What if you had to check every letter yourself every time you wanted to see if two words match?
Why String comparison? - Purpose & Use Cases
Imagine you have two long words or sentences, and you want to check if they are exactly the same. Doing this by looking at each letter one by one can be tiring and slow, especially if you have many pairs to check.
Manually comparing strings letter by letter is slow and easy to mess up. You might forget to check all letters or stop too soon. It also takes a lot of code and can cause bugs if not done carefully.
String comparison functions in C, like strcmp, do all the hard work for you.

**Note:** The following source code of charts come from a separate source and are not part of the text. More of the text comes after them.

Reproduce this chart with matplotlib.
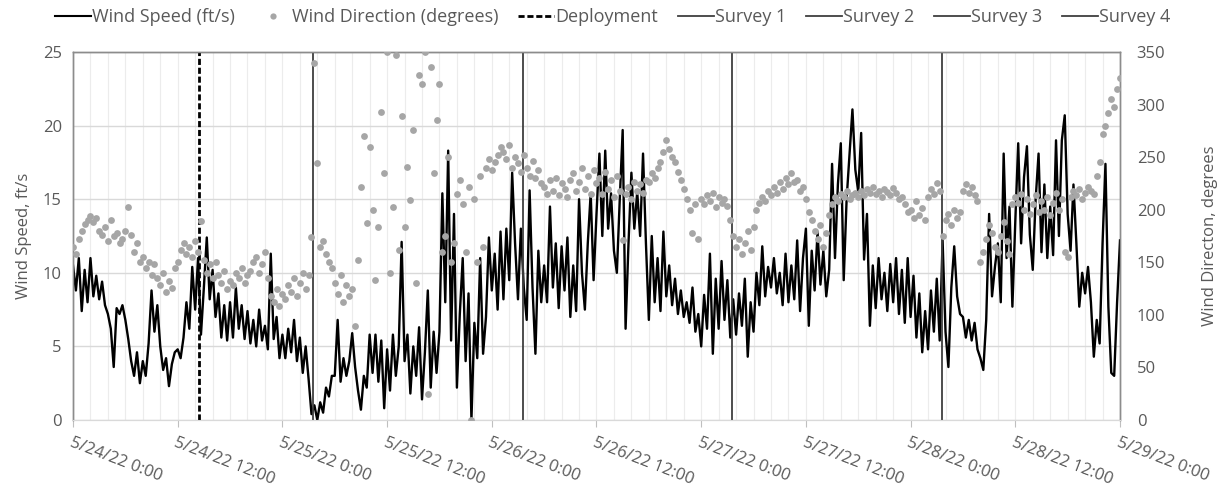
import numpy as np
import pandas as pd
import matplotlib
matplotlib.use("Agg")
import matplotlib.pyplot as plt
import matplotlib.dates as mdates
from matplotlib.lines import Line2D

plt.rcParams['font.family'] = ['Open Sans', 'DejaVu Sans']

# 20-minute records, 5/24/22 0:00 through 5/29/22 0:00
times = pd.date_range('2022-05-24 00:00', periods=361, freq='20min')

wind_speed = [
    10.5, 8.8, 11.0, 7.4, 10.2, 8.0, 11.0, 8.4, 9.8, 8.2, 9.4, 7.8, 7.2, 6.2, 3.6, 7.6, 7.2, 7.8,
    6.8, 5.5, 4.0, 3.0, 4.6, 2.5, 4.0, 3.0, 5.2, 8.8, 6.0, 7.8, 5.0, 3.4, 4.2, 2.3, 3.8, 4.6,
    4.8, 4.2, 5.6, 8.0, 6.2, 10.4, 7.5, 11.0, 5.8, 9.0, 12.4, 8.2, 10.2, 7.0, 8.6, 5.6, 7.8, 5.4,
    8.0, 5.6, 9.0, 6.2, 7.8, 5.5, 7.4, 5.2, 6.8, 5.0, 7.5, 5.4, 6.4, 4.8, 11.3, 5.5, 7.0, 4.2,
    5.8, 4.2, 6.2, 4.6, 6.8, 4.0, 5.6, 3.2, 5.0, 2.8, 0.4, 1.0, 0.0, 1.2, 0.5, 2.2, 1.6, 3.0,
    3.0, 6.8, 2.6, 4.2, 3.0, 4.0, 5.9, 3.6, 2.0, 0.7, 3.0, 2.2, 5.8, 3.2, 5.8, 2.6, 5.4, 0.8,
    4.8, 2.0, 5.8, 3.0, 5.0, 12.1, 4.0, 5.8, 1.8, 5.0, 3.0, 6.3, 1.4, 4.6, 8.8, 2.2, 6.0, 3.2,
    6.0, 15.4, 8.0, 18.3, 5.4, 14.0, 2.2, 7.2, 11.0, 4.0, 8.6, 0.0, 6.6, 4.2, 11.0, 4.5, 7.0, 12.4,
    8.8, 11.3, 7.5, 12.8, 8.2, 13.0, 9.5, 16.8, 12.0, 8.2, 13.0, 9.0, 6.8, 15.6, 9.0, 4.5, 11.5, 8.0,
    10.5, 8.0, 14.5, 9.0, 12.0, 7.6, 11.8, 8.8, 12.4, 7.0, 10.5, 7.4, 15.0, 10.0, 7.5, 12.0, 15.4, 9.5,
    14.0, 18.1, 12.5, 18.3, 13.0, 15.4, 11.5, 10.0, 15.0, 19.7, 6.2, 12.0, 16.8, 13.0, 15.5, 12.5, 18.1, 12.0,
    6.8, 12.5, 8.0, 11.0, 7.4, 12.8, 8.4, 10.5, 7.8, 9.6, 7.2, 8.8, 7.0, 8.0, 6.6, 9.0, 6.0, 7.2,
    5.0, 8.5, 6.2, 11.3, 4.5, 9.6, 6.2, 10.8, 6.8, 9.5, 5.6, 8.2, 5.8, 8.6, 6.4, 9.6, 4.3, 8.0,
    6.0, 10.0, 7.8, 11.8, 8.4, 10.4, 9.0, 11.0, 8.6, 10.0, 7.8, 11.3, 8.0, 10.5, 8.2, 12.2, 7.4, 11.0,
    13.0, 6.4, 11.5, 8.8, 12.8, 9.2, 11.5, 8.4, 10.2, 17.4, 11.0, 16.0, 18.8, 9.5, 15.0, 18.0, 21.1, 17.0,
    15.5, 19.5, 10.9, 14.0, 6.4, 10.5, 7.6, 11.0, 8.2, 10.0, 7.4, 10.6, 8.0, 11.0, 7.2, 10.2, 6.6, 11.0,
    7.0, 9.8, 5.6, 8.6, 4.6, 7.4, 4.8, 8.8, 6.0, 9.6, 5.4, 12.2, 6.0, 3.6, 9.0, 11.8, 8.4, 7.2,
    7.0, 5.6, 6.8, 5.4, 6.6, 4.8, 4.2, 3.4, 6.8, 14.0, 8.4, 10.4, 12.0, 8.0, 18.1, 11.0, 14.5, 7.7,
    13.5, 18.8, 12.0, 16.5, 18.6, 12.6, 10.2, 15.0, 18.1, 11.4, 16.0, 11.0, 14.5, 11.2, 19.0, 12.5, 19.0, 20.7,
    14.0, 11.5, 16.0, 12.0, 7.7, 10.0, 8.6, 10.4, 8.0, 4.3, 6.8, 5.2, 12.0, 17.4, 7.7, 3.2, 3.0, 8.0,
    12.2,
]

wind_dir = [
    165, 158, 172, 180, 186, 190, 194, 188, 192, 180, 176, 184, 170, 190, 175, 178, 168, 172,
    180, 203, 176, 160, 168, 150, 155, 145, 150, 138, 148, 135, 128, 140, 122, 132, 126, 145,
    150, 162, 168, 158, 165, 155, 170, 160, 189, 152, 140, 148, 135, 150, 138, 130, 142, 125,
    132, 128, 140, 135, 145, 130, 138, 142, 150, 155, 140, 148, 160, 135, 118, 112, 125, 108,
    120, 115, 128, 122, 135, 118, 130, 140, 125, 138, 174, 340, 244, 165, 170, 158, 150, 145,
    130, 120, 138, 112, 128, 118, 125, 89, 152, 222, 270, 187, 260, 200, 133, 184, 293, 235,
    350, 140, 203, 347, 162, 289, 184, 241, 209, 276, 130, 328, 320, 350, 25, 336, 235, 285,
    320, 160, 175, 250, 150, 168, 215, 228, 205, 160, 222, 0, 210, 150, 232, 165, 240, 248,
    238, 245, 252, 260, 255, 248, 262, 240, 250, 244, 236, 252, 240, 232, 246, 230, 238, 225,
    222, 215, 228, 218, 230, 214, 225, 220, 212, 228, 235, 218, 226, 240, 220, 232, 215, 238,
    225, 230, 215, 236, 220, 228, 212, 232, 218, 171, 215, 222, 210, 226, 218, 224, 216, 228,
    226, 235, 230, 240, 245, 255, 266, 258, 250, 245, 236, 228, 220, 210, 200, 178, 205, 172,
    210, 205, 214, 208, 216, 203, 212, 206, 210, 204, 190, 175, 165, 172, 158, 168, 180, 162,
    184, 200, 206, 212, 208, 218, 214, 222, 216, 226, 220, 230, 224, 235, 226, 228, 218, 222,
    210, 198, 190, 180, 172, 185, 165, 178, 195, 205, 212, 208, 215, 212, 218, 210, 214, 216,
    212, 218, 214, 220, 216, 222, 215, 218, 212, 220, 217, 214, 221, 216, 210, 212, 205, 198,
    200, 192, 208, 195, 202, 190, 212, 220, 215, 225, 218, 175, 190, 196, 185, 200, 192, 198,
    218, 224, 216, 222, 214, 208, 150, 160, 172, 185, 178, 165, 160, 175, 188, 170, 158, 205,
    212, 206, 215, 200, 210, 196, 205, 214, 198, 208, 200, 212, 195, 206, 216, 200, 210, 160,
    155, 212, 218, 214, 220, 210, 216, 222, 218, 215, 232, 245, 272, 280, 292, 305, 298, 315,
    325,
]

deployment = pd.Timestamp('2022-05-24 14:29')
surveys = pd.to_datetime(['2022-05-25 03:28', '2022-05-26 03:32',
                          '2022-05-27 03:32', '2022-05-28 03:34'])
survey_names = ['Survey 1', 'Survey 2', 'Survey 3', 'Survey 4']

tick_times = pd.date_range('2022-05-24 00:00', '2022-05-29 00:00', freq='12h')
tick_labels = ['5/24/22 0:00', '5/24/22 12:00', '5/25/22 0:00', '5/25/22 12:00',
               '5/26/22 0:00', '5/26/22 12:00', '5/27/22 0:00', '5/27/22 12:00',
               '5/28/22 0:00', '5/28/22 12:00', '5/29/22 0:00']

txt = '#595959'
dot_color = '#a6a6a6'
survey_color = '#3f3f3f'

fig = plt.figure(figsize=(12.31, 4.95), dpi=100)
ax = fig.add_axes([73 / 1231, 75 / 495, 1047 / 1231, 368 / 495])
ax2 = ax.twinx()

# speed trace and event markers on the primary axis
ax.plot(times, wind_speed, color='black', lw=1.7, zorder=3)
ax.axvline(deployment, color='black', lw=2, ls=(0, (2.2, 1.0)), zorder=4)
for t in surveys:
    ax.axvline(t, color=survey_color, lw=1.3, zorder=4)

# direction dots on the secondary axis
ax2.scatter(times, wind_dir, s=24, color=dot_color, linewidths=0, zorder=3)

ax.set_xlim(tick_times[0], tick_times[-1])
ax.set_ylim(0, 25)
ax2.set_ylim(0, 350)
ax.set_yticks(np.arange(0, 26, 5))
ax2.set_yticks(np.arange(0, 351, 50))

ax.set_xticks(tick_times)
ax.set_xticklabels(tick_labels, rotation=-21, ha='left', va='top',
                   rotation_mode='anchor', fontsize=12, color=txt)
ax.xaxis.set_minor_locator(mdates.HourLocator(interval=2))
ax.tick_params(axis='x', which='major', length=5, color='#bfbfbf', pad=6)
ax.tick_params(axis='x', which='minor', length=0)
ax.tick_params(axis='y', length=0, labelsize=12, labelcolor=txt, pad=8)
ax2.tick_params(axis='y', length=0, labelsize=12, labelcolor=txt, pad=12)

ax.grid(axis='y', color='#d9d9d9', lw=1)
ax.grid(axis='x', which='both', color='#ececec', lw=0.8)
ax.set_axisbelow(True)

for a in (ax, ax2):
    for side in ('left', 'right', 'top'):
        a.spines[side].set_color('#8c8c8c')
        a.spines[side].set_linewidth(1)
    a.spines['bottom'].set_color('#d9d9d9')

ax.set_ylabel('Wind Speed, ft/s', fontsize=12, color=txt, labelpad=8)
ax2.set_ylabel('Wind Directon, degrees', fontsize=12, color=txt, labelpad=26)

handles = [
    Line2D([], [], color='black', lw=1.5),
    Line2D([], [], ls='none', marker='o', ms=4.5, color=dot_color, mec='none'),
    Line2D([], [], color='black', lw=2, ls=(0, (2.2, 1.0))),
] + [Line2D([], [], color=survey_color, lw=1.3) for _ in survey_names]
labels = ['Wind Speed (ft/s)', 'Wind Direction (degrees)', 'Deployment'] + survey_names
fig.legend(handles, labels, loc='center', bbox_to_anchor=(613 / 1231, 1 - 17 / 495),
           ncol=7, frameon=False, fontsize=13, handlelength=2.0, handletextpad=0.05,
           columnspacing=1.1, labelcolor=txt)

fig.savefig('out.png', dpi=100)
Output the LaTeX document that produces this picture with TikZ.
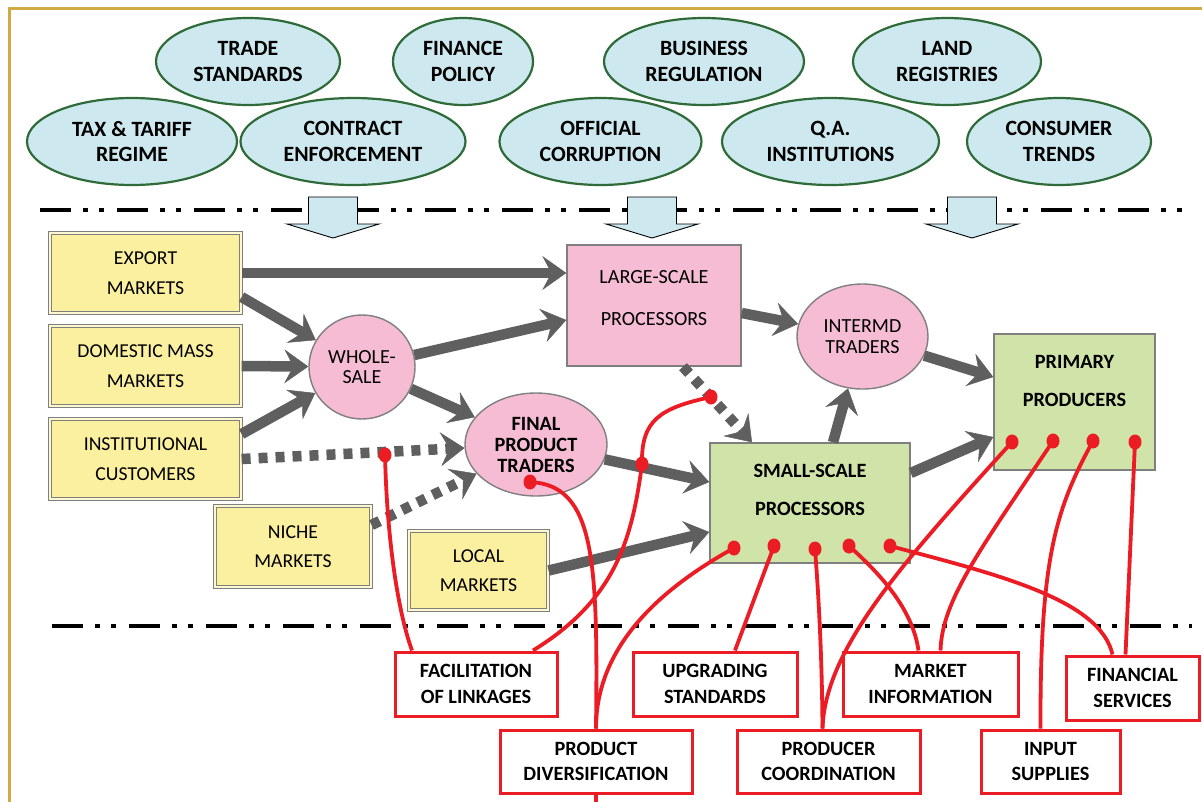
\documentclass[tikz,border=0pt]{standalone}
\usepackage{fontspec}
\setmainfont{Carlito}
\usetikzlibrary{arrows.meta,shapes.geometric,calc}
\definecolor{ellfill}{HTML}{CDE9EF}
\definecolor{ellline}{HTML}{2E6B38}
\definecolor{yelfill}{HTML}{FBF0A0}
\definecolor{boxgray}{HTML}{7F7F7F}
\definecolor{pinkfill}{HTML}{F6BCD4}
\definecolor{greenfill}{HTML}{D0E3A8}
\definecolor{arrgray}{HTML}{5F5F5F}
\definecolor{redline}{HTML}{EC1C24}
\definecolor{goldline}{HTML}{CFAA45}
\tikzset{
  ell/.style={ellipse, draw=ellline, line width=2.2pt, fill=ellfill, inner sep=0pt, align=center,
    font=\fontsize{21.8}{25.5}\selectfont\bfseries},
  ybox/.style={rectangle, draw=boxgray, line width=1.2pt, double=yelfill!50!white, double distance=1.6pt,
    fill=yelfill, inner sep=0pt, align=center, font=\fontsize{19.7}{30.5}\selectfont},
  pshape/.style={draw=boxgray, line width=1.4pt, fill=pinkfill, inner sep=0pt, align=center},
  gshape/.style={rectangle, draw=boxgray, line width=1.4pt, fill=greenfill, inner sep=0pt},
  rbox/.style={rectangle, draw=redline, line width=3pt, fill=white, inner sep=0pt, align=center,
    font=\fontsize{20.3}{26.5}\selectfont\bfseries},
  inlabel/.style={inner sep=0pt, align=center},
  garrow/.style={draw=arrgray, line width=10.5pt,
    -{Stealth[length=24pt,width=34pt,inset=9pt,line width=0.5pt]}},
  gdotted/.style={garrow, dash pattern=on 9pt off 8pt},
  rline/.style={draw=redline, line width=3.8pt},
  rdot/.style={ellipse, fill=redline, minimum width=13pt, minimum height=15pt, inner sep=0pt},
  ddline/.style={line width=4.5pt, dash pattern=on 31pt off 12pt on 5pt off 11pt on 5pt off 13pt},
  barrow/.style={fill=ellfill, draw=black, line width=0.9pt, line join=miter}
}
\begin{document}
\begin{tikzpicture}[x=1pt,y=-1pt]
\useasboundingbox (0,0) rectangle (1202,801);
% frame
\draw[goldline, line width=3pt] (1215,8.5) -- (9.5,8.5) -- (9.5,815);
% separator lines
\draw[ddline] (40,210) -- (1182,210);
\draw[ddline] (52,626) -- (1192,626);
% block arrows
\foreach \c in {333,652,972}{
  \draw[barrow] (\c-24.5,197) -- (\c+24.5,197) -- (\c+24.5,224) -- (\c+46,224) -- (\c,238)
     -- (\c-46,224) -- (\c-24.5,224) -- cycle;
}
% environment ellipses
\node[ell, minimum width=184pt, minimum height=87pt] (trade) at (248,61.5) {TRADE\\STANDARDS};
\node[ell, minimum width=140pt, minimum height=87pt] (fin) at (463,61.5) {FINANCE\\POLICY};
\node[ell, minimum width=200pt, minimum height=87pt] (bus) at (704,61.5) {BUSINESS\\REGULATION};
\node[ell, minimum width=188pt, minimum height=87pt] (land) at (947,61.5) {LAND\\REGISTRIES};
\node[ell, minimum width=210pt, minimum height=87pt] (tax) at (132,141.5) {TAX \& TARIFF\\REGIME};
\node[ell, minimum width=225pt, minimum height=87pt] (contract) at (353,141.5) {CONTRACT\\ENFORCEMENT};
\node[ell, minimum width=202pt, minimum height=87pt] (corr) at (600.5,141.5) {OFFICIAL\\CORRUPTION};
\node[ell, minimum width=217pt, minimum height=87pt] (qa) at (830.5,141.5) {Q.A.\\INSTITUTIONS};
\node[ell, minimum width=184pt, minimum height=87pt] (cons) at (1059,141.5) {CONSUMER\\TRENDS};
% markets
\node[ybox, minimum width=191pt, minimum height=80pt] (ex) at (145.5,273) {EXPORT\\MARKETS};
\node[ybox, minimum width=191pt, minimum height=80pt] (dm) at (145.5,366) {DOMESTIC MASS\\MARKETS};
\node[ybox, minimum width=191pt, minimum height=80pt] (inst) at (145.5,459) {INSTITUTIONAL\\CUSTOMERS};
\node[ybox, minimum width=156pt, minimum height=81pt, font=\fontsize{19.7}{28.5}\selectfont] (niche) at (293,546.5) {NICHE\\MARKETS};
\node[ybox, minimum width=139pt, minimum height=79pt, font=\fontsize{19.7}{28.5}\selectfont] (loc) at (478.5,570.5) {LOCAL\\MARKETS};
% traders and processors
\node[pshape, ellipse, minimum width=106pt, minimum height=104pt, font=\fontsize{20}{20.5}\selectfont] (ws) at (362,367) {WHOLE-\\SALE};
\node[pshape, ellipse, minimum width=142pt, minimum height=103pt, font=\fontsize{20.3}{21}\selectfont\bfseries] (fpt) at (536,444.5) {FINAL\\PRODUCT\\TRADERS};
\node[pshape, rectangle, minimum width=174pt, minimum height=121pt] (lsp) at (654,305.5) {};
\node[inlabel, font=\fontsize{20.1}{42}\selectfont] (lspt) at (654,298) {LARGE-SCALE\\PROCESSORS};
\node[pshape, ellipse, minimum width=131pt, minimum height=105pt, font=\fontsize{20}{20.5}\selectfont] (im) at (862.5,336.5) {INTERMD\\TRADERS};
\node[gshape, minimum width=200pt, minimum height=120pt] (ss) at (810,503) {};
\node[inlabel, font=\fontsize{20.3}{38}\selectfont\bfseries] (sst) at (810,490) {SMALL-SCALE\\PROCESSORS};
\node[gshape, minimum width=161pt, minimum height=136pt] (pp) at (1074.5,402) {};
\node[inlabel, font=\fontsize{20.3}{38}\selectfont\bfseries] (ppt) at (1074.5,381) {PRIMARY\\PRODUCERS};
% gray flows
\draw[garrow] (ex.east) -- (ex.east -| lsp.west);
\draw[garrow] ([yshift=-24pt]ex.east) -- (ws);
\draw[garrow] (dm.east) -- (ws);
\draw[garrow] ([yshift=25pt]inst.east) -- (ws);
\draw[garrow] (ws) -- ([yshift=-14.5pt]lsp.west);
\draw[garrow] (ws) -- (fpt);
\draw[gdotted] (inst.east) -- (fpt);
\draw[gdotted] ([yshift=21.5pt]niche.east) -- (fpt);
\draw[garrow] (fpt) -- ([yshift=21pt]ss.west);
\draw[garrow] (loc.east) -- ([yshift=-29pt]ss.west);
\draw[garrow] ([yshift=-7.5pt]lsp.east) -- (im);
\draw[gdotted] ([xshift=29pt]lsp.south) -- ([xshift=-58pt]ss.north);
\draw[garrow] ([xshift=23pt]ss.north) -- (im);
\draw[garrow] (im) -- ([yshift=25pt]pp.west);
\draw[garrow] ([yshift=30pt]ss.east) -- ([yshift=-35pt]pp.west);
% support functions
\node[rbox, minimum width=162pt, minimum height=64pt] (fac) at (476,684) {FACILITATION\\OF LINKAGES};
\node[rbox, minimum width=164pt, minimum height=64pt] (upg) at (715,684) {UPGRADING\\STANDARDS};
\node[rbox, minimum width=175pt, minimum height=64pt] (mi) at (930.5,684) {MARKET\\INFORMATION};
\node[rbox, minimum width=133pt, minimum height=64pt] (fs) at (1132.5,688) {FINANCIAL\\SERVICES};
\node[rbox, minimum width=192pt, minimum height=63pt, font=\fontsize{20.3}{25}\selectfont\bfseries] (pd) at (596,761.5) {PRODUCT\\DIVERSIFICATION};
\node[rbox, minimum width=183pt, minimum height=63pt, font=\fontsize{20.3}{25}\selectfont\bfseries] (pc) at (828.5,761.5) {PRODUCER\\COORDINATION};
\node[rbox, minimum width=139pt, minimum height=63pt, font=\fontsize{20.3}{25}\selectfont\bfseries] (is) at (1050.5,761.5) {INPUT\\SUPPLIES};
\coordinate (pdend) at ([yshift=-14pt]pd.south);
% red dots
\node[rdot] (d1) at (385,455) {};
\node[rdot] (d2) at (642,464) {};
\node[rdot] (d3) at (711,397) {};
\node[rdot] (d4) at (530,482) {};
\node[rdot] (s1) at (734,548) {};
\node[rdot] (s2) at (774,546) {};
\node[rdot] (s3) at (815,549) {};
\node[rdot] (s4) at (849,546) {};
\node[rdot] (s5) at (890,546) {};
\node[rdot] (p1) at (1012,442) {};
\node[rdot] (p2) at (1053,441) {};
\node[rdot] (p3) at (1093,441) {};
\node[rdot] (p4) at (1135,442) {};
% red links
\draw[rline] (d1.center) .. controls (387,540) and (398,612) .. ([xshift=-64pt]fac.north);
\draw[rline] (d3.center) .. controls (660,408) and (641,420) .. (d2.center)
   .. controls (632,540) and (615,600) .. ([xshift=57pt]fac.north);
\draw[rline] (d4.center) .. controls (595,485) and (598,560) .. (pd.north);
\draw[rline] (pd.south) -- (pdend);
\draw[rline] (s1.center) .. controls (640,600) and (596,660) .. (pd.north);
\draw[rline] (s2.center) -- ([xshift=20pt]upg.north);
\draw[rline] (s3.center) .. controls (819,600) and (822,660) .. ([xshift=-6pt]pc.north);
\draw[rline] (p1.center) .. controls (900,565) and (825,650) .. ([xshift=-6pt]pc.north);
\draw[rline] (s4.center) .. controls (885,578) and (913,612) .. ([xshift=-12pt]mi.north);
\draw[rline] (p2.center) .. controls (980,550) and (942,600) .. ([xshift=10pt]mi.north);
\draw[rline] (p3.center) .. controls (1055,510) and (1040,560) .. ([xshift=-10pt]is.north);
\draw[rline] (p4.center) -- ([xshift=-7pt]fs.north);
\draw[rline] (s5.center) .. controls (1000,575) and (1100,600) .. ([xshift=-20pt]fs.north);
\end{tikzpicture}
\end{document}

They quickly check each letter and tell you if the strings match or which one is bigger, saving time and avoiding mistakes.
for (int i = 0; s1[i] != '\0' && s2[i] != '\0'; i++) { if (s1[i] != s2[i]) { // strings differ } }
if (strcmp(s1, s2) == 0) { // strings are equal }
It lets you quickly and safely check if two pieces of text are the same, enabling tasks like password checks, sorting words, or validating input.
When you log into a website, the system compares your typed password with the stored one using string comparison to decide if you can enter.
Manual letter-by-letter checks are slow and error-prone.
String comparison functions automate and simplify this task.
This makes programs faster, safer, and easier to write.